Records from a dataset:
※ ※ ※

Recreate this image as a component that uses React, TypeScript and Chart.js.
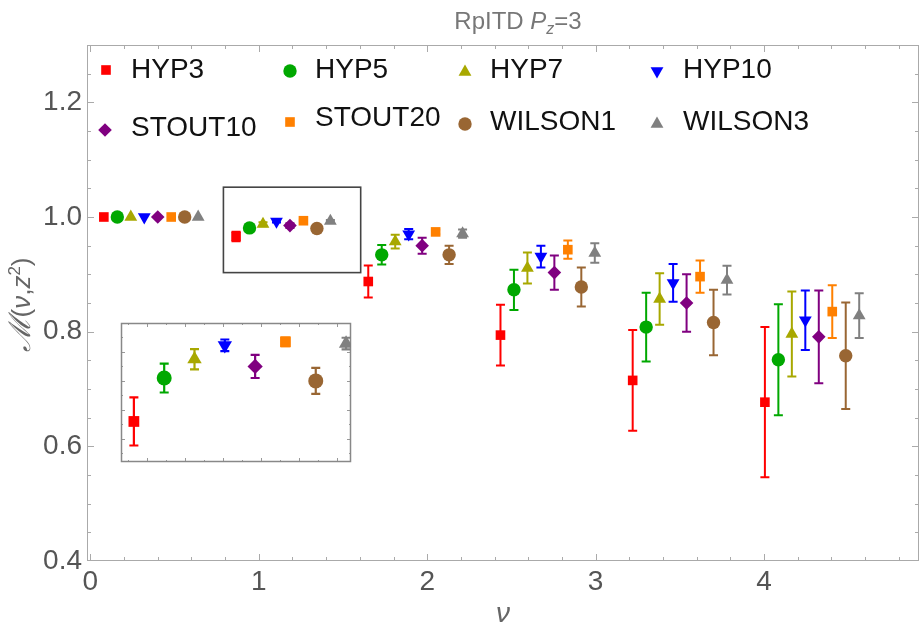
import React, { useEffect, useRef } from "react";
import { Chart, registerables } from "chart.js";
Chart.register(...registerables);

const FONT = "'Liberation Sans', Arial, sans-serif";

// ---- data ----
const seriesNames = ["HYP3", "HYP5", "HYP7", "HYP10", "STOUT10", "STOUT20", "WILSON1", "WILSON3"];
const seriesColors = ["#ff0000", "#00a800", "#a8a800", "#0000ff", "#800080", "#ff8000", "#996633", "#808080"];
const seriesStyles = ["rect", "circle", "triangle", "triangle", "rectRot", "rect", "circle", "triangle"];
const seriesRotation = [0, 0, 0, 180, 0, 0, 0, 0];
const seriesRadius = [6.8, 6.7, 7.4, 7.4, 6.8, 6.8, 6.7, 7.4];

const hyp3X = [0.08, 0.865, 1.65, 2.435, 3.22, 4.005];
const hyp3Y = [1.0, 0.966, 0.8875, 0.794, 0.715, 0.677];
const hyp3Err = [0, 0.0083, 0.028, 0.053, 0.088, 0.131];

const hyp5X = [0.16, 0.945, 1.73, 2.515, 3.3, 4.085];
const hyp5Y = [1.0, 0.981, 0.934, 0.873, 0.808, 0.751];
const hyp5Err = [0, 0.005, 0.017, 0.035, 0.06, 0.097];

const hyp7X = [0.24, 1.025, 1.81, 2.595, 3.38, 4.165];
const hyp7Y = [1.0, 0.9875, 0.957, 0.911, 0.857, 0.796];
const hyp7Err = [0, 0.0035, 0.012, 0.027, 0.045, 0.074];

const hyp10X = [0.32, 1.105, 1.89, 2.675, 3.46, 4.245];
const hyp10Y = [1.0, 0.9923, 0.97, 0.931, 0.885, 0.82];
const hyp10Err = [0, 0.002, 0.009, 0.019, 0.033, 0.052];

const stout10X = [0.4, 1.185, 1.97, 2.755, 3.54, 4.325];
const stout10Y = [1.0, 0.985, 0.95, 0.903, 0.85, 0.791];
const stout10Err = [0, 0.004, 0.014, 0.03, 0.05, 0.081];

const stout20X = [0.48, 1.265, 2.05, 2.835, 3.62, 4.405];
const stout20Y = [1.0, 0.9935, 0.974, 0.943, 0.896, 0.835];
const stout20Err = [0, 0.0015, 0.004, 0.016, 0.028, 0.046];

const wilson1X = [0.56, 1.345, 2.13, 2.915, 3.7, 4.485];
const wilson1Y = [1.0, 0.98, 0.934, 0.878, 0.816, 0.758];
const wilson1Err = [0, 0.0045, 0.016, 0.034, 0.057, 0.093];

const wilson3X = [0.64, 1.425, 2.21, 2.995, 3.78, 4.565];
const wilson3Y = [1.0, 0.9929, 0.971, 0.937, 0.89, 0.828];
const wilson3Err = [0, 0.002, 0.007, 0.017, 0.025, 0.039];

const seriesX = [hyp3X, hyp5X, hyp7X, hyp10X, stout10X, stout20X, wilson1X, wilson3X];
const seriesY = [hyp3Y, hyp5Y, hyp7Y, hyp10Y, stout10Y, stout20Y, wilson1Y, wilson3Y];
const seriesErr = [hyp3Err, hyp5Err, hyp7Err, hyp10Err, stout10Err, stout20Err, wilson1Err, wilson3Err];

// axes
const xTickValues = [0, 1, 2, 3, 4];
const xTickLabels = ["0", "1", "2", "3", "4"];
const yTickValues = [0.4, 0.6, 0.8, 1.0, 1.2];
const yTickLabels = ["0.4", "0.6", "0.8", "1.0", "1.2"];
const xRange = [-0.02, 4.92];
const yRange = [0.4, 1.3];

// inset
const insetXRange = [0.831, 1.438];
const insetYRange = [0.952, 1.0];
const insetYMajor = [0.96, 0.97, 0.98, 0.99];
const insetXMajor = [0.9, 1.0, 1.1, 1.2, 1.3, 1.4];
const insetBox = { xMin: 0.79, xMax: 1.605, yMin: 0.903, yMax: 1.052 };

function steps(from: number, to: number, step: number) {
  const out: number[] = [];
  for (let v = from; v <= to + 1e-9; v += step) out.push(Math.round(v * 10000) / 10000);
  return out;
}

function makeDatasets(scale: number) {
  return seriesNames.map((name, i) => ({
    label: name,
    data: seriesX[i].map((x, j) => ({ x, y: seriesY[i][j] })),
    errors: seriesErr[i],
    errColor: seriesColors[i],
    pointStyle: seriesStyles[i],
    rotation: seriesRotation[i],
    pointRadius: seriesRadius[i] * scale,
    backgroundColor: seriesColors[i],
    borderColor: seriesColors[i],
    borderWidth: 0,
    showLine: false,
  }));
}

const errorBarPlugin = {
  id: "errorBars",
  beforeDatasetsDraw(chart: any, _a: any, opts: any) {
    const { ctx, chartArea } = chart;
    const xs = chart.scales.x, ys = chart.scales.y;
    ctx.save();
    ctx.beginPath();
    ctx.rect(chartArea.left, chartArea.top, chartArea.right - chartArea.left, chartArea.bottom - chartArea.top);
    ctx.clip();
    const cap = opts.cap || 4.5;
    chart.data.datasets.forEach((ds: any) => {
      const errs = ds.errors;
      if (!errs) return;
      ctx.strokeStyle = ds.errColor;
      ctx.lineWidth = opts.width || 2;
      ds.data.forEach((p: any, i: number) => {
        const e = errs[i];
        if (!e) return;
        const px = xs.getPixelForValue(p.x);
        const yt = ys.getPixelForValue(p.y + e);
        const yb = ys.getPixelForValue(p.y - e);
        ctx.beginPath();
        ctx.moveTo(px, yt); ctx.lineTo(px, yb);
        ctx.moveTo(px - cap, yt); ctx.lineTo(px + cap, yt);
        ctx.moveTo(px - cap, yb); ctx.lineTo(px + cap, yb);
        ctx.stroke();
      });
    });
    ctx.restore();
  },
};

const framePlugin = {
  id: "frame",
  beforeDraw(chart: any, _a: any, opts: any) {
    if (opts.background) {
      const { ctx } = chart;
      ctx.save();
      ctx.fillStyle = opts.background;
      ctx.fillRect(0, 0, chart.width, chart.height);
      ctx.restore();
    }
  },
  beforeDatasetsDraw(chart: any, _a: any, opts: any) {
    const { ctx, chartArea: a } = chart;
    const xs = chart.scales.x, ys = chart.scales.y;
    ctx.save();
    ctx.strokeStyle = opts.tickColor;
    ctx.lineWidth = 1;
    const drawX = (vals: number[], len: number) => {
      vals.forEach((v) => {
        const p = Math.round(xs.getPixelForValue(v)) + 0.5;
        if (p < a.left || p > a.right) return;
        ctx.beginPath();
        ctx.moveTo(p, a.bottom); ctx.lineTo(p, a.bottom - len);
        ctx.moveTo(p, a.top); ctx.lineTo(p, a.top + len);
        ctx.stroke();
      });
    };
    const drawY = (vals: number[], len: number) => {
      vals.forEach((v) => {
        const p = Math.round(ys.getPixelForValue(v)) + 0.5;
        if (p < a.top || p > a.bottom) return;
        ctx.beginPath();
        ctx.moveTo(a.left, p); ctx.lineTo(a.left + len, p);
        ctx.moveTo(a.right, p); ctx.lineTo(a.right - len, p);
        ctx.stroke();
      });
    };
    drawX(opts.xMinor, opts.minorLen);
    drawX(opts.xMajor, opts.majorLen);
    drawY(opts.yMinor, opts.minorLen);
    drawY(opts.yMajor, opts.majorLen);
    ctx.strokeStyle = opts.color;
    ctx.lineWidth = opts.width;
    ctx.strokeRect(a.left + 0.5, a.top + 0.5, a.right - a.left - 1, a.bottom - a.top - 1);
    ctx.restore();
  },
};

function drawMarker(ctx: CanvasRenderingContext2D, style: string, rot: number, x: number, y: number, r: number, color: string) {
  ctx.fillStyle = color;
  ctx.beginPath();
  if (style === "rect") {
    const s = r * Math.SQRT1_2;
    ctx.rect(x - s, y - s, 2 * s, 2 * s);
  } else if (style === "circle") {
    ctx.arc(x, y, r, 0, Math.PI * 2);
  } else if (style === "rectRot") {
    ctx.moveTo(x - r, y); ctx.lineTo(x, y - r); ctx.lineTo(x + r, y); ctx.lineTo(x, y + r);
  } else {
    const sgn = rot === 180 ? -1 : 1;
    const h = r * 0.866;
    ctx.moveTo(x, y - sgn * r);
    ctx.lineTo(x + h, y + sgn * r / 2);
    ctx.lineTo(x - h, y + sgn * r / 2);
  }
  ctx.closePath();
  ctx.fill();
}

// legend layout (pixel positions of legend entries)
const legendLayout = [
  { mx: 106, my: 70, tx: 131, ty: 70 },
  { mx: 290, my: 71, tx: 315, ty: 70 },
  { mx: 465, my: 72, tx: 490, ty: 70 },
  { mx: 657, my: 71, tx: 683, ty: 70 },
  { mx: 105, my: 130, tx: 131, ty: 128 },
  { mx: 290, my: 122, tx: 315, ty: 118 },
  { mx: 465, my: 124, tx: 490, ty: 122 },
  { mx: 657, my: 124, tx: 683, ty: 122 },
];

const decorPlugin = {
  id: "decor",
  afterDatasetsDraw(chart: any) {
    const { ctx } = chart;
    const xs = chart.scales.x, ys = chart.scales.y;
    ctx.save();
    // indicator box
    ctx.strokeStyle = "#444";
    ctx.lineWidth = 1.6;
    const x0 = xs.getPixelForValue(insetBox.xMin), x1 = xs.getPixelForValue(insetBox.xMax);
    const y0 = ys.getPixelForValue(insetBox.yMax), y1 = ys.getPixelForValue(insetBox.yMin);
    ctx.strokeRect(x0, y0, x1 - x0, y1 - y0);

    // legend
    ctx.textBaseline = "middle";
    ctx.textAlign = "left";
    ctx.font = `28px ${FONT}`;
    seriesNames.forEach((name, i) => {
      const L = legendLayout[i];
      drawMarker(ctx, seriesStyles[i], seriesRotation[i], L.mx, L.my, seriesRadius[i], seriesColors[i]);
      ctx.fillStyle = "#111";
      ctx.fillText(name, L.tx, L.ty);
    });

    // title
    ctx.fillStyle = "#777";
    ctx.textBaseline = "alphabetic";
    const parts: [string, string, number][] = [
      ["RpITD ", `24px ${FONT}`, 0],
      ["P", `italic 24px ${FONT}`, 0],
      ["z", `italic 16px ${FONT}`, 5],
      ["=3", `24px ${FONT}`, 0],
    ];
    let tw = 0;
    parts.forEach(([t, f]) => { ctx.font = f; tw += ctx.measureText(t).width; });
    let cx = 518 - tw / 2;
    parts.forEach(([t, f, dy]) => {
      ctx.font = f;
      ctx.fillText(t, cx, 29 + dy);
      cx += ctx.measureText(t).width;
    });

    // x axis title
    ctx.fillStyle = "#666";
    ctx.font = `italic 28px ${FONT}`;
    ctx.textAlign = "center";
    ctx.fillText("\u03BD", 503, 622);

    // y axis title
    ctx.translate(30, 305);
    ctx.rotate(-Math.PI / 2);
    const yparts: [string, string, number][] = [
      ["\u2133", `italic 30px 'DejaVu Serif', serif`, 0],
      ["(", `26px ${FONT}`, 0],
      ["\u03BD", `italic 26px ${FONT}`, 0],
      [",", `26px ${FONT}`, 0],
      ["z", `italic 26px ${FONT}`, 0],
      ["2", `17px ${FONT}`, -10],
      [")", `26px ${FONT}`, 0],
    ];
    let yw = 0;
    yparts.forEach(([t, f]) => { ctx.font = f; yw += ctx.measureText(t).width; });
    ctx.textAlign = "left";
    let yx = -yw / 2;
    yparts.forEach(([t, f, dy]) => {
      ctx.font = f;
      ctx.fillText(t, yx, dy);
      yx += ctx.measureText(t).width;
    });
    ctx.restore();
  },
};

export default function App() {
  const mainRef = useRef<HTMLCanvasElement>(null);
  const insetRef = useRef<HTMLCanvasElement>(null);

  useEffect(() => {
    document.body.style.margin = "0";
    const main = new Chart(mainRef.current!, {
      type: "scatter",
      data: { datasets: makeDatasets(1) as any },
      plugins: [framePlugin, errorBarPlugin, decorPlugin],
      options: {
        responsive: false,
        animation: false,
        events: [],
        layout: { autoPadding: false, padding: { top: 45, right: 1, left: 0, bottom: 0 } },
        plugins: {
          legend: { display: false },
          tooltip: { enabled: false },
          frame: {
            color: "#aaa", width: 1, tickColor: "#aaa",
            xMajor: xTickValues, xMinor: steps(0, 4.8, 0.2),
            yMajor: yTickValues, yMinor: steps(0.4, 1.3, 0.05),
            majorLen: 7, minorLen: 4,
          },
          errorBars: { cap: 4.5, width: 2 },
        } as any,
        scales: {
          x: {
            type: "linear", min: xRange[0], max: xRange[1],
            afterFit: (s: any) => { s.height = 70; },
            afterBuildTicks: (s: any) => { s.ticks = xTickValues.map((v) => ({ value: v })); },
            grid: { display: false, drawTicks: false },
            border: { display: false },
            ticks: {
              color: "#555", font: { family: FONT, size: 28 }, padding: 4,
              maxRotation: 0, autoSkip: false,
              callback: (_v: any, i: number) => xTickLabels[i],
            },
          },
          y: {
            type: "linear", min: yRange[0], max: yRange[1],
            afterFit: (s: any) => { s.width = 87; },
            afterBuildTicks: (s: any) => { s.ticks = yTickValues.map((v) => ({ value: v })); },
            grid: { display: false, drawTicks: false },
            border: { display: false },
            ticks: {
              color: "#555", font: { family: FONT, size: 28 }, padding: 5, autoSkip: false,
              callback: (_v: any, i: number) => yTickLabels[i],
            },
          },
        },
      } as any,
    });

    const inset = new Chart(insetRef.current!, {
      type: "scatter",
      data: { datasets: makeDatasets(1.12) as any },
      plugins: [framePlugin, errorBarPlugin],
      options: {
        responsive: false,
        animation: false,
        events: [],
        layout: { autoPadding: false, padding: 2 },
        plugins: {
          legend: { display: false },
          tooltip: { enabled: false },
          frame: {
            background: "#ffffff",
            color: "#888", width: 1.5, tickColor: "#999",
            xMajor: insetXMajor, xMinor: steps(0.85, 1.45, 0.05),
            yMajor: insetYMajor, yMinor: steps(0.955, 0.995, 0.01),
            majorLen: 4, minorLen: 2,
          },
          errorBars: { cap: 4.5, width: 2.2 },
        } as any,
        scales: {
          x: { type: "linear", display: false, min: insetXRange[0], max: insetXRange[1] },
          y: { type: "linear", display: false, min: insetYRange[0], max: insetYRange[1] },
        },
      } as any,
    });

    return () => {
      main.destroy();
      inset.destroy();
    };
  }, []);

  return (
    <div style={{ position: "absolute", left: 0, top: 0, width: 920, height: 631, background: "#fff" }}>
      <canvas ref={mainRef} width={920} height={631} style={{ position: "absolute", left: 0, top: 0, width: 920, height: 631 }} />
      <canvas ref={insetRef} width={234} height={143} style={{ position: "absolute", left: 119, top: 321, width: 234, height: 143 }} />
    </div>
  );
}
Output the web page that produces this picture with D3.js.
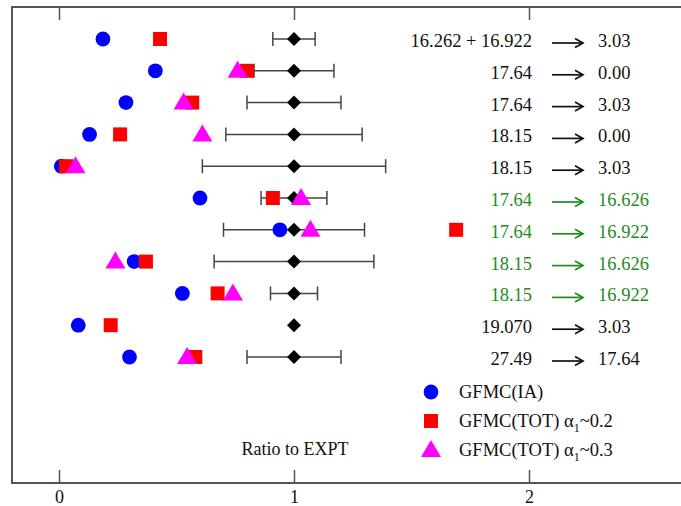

※ ※ ※

> **TASK DIRECTIONS**:
Return only the lines from the start of the data through the line that contains "const hyp5Err = [0, 0.005, 0.017, 0.035, 0.06, 0.097];", please, copying them exactly and omitting all pictures.

> **WRITTEN REPLY**:
Recreate this image as a component that uses React, TypeScript and Chart.js.
import React, { useEffect, useRef } from "react";
import { Chart, registerables } from "chart.js";
Chart.register(...registerables);

const FONT = "'Liberation Sans', Arial, sans-serif";

// ---- data ----
const seriesNames = ["HYP3", "HYP5", "HYP7", "HYP10", "STOUT10", "STOUT20", "WILSON1", "WILSON3"];
const seriesColors = ["#ff0000", "#00a800", "#a8a800", "#0000ff", "#800080", "#ff8000", "#996633", "#808080"];
const seriesStyles = ["rect", "circle", "triangle", "triangle", "rectRot", "rect", "circle", "triangle"];
const seriesRotation = [0, 0, 0, 180, 0, 0, 0, 0];
const seriesRadius = [6.8, 6.7, 7.4, 7.4, 6.8, 6.8, 6.7, 7.4];

const hyp3X = [0.08, 0.865, 1.65, 2.435, 3.22, 4.005];
const hyp3Y = [1.0, 0.966, 0.8875, 0.794, 0.715, 0.677];
const hyp3Err = [0, 0.0083, 0.028, 0.053, 0.088, 0.131];

const hyp5X = [0.16, 0.945, 1.73, 2.515, 3.3, 4.085];
const hyp5Y = [1.0, 0.981, 0.934, 0.873, 0.808, 0.751];
const hyp5Err = [0, 0.005, 0.017, 0.035, 0.06, 0.097];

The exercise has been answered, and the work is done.